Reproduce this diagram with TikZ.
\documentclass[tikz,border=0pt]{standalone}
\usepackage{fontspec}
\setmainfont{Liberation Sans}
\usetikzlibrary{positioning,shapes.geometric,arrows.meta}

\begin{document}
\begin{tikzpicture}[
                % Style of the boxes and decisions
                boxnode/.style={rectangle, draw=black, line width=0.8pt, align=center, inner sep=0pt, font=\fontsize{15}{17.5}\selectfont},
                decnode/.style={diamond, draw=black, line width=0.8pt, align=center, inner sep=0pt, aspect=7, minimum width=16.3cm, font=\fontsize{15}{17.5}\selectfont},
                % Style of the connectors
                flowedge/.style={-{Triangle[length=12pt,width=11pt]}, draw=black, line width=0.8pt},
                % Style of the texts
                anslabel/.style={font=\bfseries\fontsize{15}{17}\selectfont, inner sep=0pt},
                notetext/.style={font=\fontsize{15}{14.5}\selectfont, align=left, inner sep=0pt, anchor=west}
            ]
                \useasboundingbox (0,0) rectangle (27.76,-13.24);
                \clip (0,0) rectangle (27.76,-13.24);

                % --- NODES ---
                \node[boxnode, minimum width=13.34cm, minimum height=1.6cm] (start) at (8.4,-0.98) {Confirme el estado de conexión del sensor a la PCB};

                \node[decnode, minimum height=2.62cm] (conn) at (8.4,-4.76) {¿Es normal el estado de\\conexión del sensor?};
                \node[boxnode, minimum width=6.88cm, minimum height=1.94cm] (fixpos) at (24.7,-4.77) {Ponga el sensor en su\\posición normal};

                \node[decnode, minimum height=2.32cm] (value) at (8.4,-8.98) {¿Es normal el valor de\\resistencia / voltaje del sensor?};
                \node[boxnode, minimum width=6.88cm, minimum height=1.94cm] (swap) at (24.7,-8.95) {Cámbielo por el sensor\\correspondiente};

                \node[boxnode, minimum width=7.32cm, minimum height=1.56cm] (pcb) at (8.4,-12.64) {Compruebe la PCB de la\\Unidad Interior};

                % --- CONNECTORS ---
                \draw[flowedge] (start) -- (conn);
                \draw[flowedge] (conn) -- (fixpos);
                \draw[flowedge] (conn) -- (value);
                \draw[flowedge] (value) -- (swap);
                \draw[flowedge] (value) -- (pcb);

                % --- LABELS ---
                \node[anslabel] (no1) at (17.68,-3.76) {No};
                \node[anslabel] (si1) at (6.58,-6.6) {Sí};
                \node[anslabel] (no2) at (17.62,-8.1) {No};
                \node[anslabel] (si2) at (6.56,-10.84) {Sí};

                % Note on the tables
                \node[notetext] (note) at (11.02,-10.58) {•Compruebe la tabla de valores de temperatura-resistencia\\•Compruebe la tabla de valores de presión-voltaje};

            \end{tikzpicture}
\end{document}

## [The exercise]
Transcribe the full listing above without leaving anything out.

## [Response to this task]
Reproduce this diagram with TikZ.
\documentclass[tikz,border=0pt]{standalone}
\usepackage{fontspec}
\setmainfont{Liberation Sans}
\usetikzlibrary{positioning,shapes.geometric,arrows.meta}

\begin{document}
\begin{tikzpicture}[
                % Style of the boxes and decisions
                boxnode/.style={rectangle, draw=black, line width=0.8pt, align=center, inner sep=0pt, font=\fontsize{15}{17.5}\selectfont},
                decnode/.style={diamond, draw=black, line width=0.8pt, align=center, inner sep=0pt, aspect=7, minimum width=16.3cm, font=\fontsize{15}{17.5}\selectfont},
                % Style of the connectors
                flowedge/.style={-{Triangle[length=12pt,width=11pt]}, draw=black, line width=0.8pt},
                % Style of the texts
                anslabel/.style={font=\bfseries\fontsize{15}{17}\selectfont, inner sep=0pt},
                notetext/.style={font=\fontsize{15}{14.5}\selectfont, align=left, inner sep=0pt, anchor=west}
            ]
                \useasboundingbox (0,0) rectangle (27.76,-13.24);
                \clip (0,0) rectangle (27.76,-13.24);

                % --- NODES ---
                \node[boxnode, minimum width=13.34cm, minimum height=1.6cm] (start) at (8.4,-0.98) {Confirme el estado de conexión del sensor a la PCB};

                \node[decnode, minimum height=2.62cm] (conn) at (8.4,-4.76) {¿Es normal el estado de\\conexión del sensor?};
                \node[boxnode, minimum width=6.88cm, minimum height=1.94cm] (fixpos) at (24.7,-4.77) {Ponga el sensor en su\\posición normal};

                \node[decnode, minimum height=2.32cm] (value) at (8.4,-8.98) {¿Es normal el valor de\\resistencia / voltaje del sensor?};
                \node[boxnode, minimum width=6.88cm, minimum height=1.94cm] (swap) at (24.7,-8.95) {Cámbielo por el sensor\\correspondiente};

                \node[boxnode, minimum width=7.32cm, minimum height=1.56cm] (pcb) at (8.4,-12.64) {Compruebe la PCB de la\\Unidad Interior};

                % --- CONNECTORS ---
                \draw[flowedge] (start) -- (conn);
                \draw[flowedge] (conn) -- (fixpos);
                \draw[flowedge] (conn) -- (value);
                \draw[flowedge] (value) -- (swap);
                \draw[flowedge] (value) -- (pcb);

                % --- LABELS ---
                \node[anslabel] (no1) at (17.68,-3.76) {No};
                \node[anslabel] (si1) at (6.58,-6.6) {Sí};
                \node[anslabel] (no2) at (17.62,-8.1) {No};
                \node[anslabel] (si2) at (6.56,-10.84) {Sí};

                % Note on the tables
                \node[notetext] (note) at (11.02,-10.58) {•Compruebe la tabla de valores de temperatura-resistencia\\•Compruebe la tabla de valores de presión-voltaje};

            \end{tikzpicture}
\end{document}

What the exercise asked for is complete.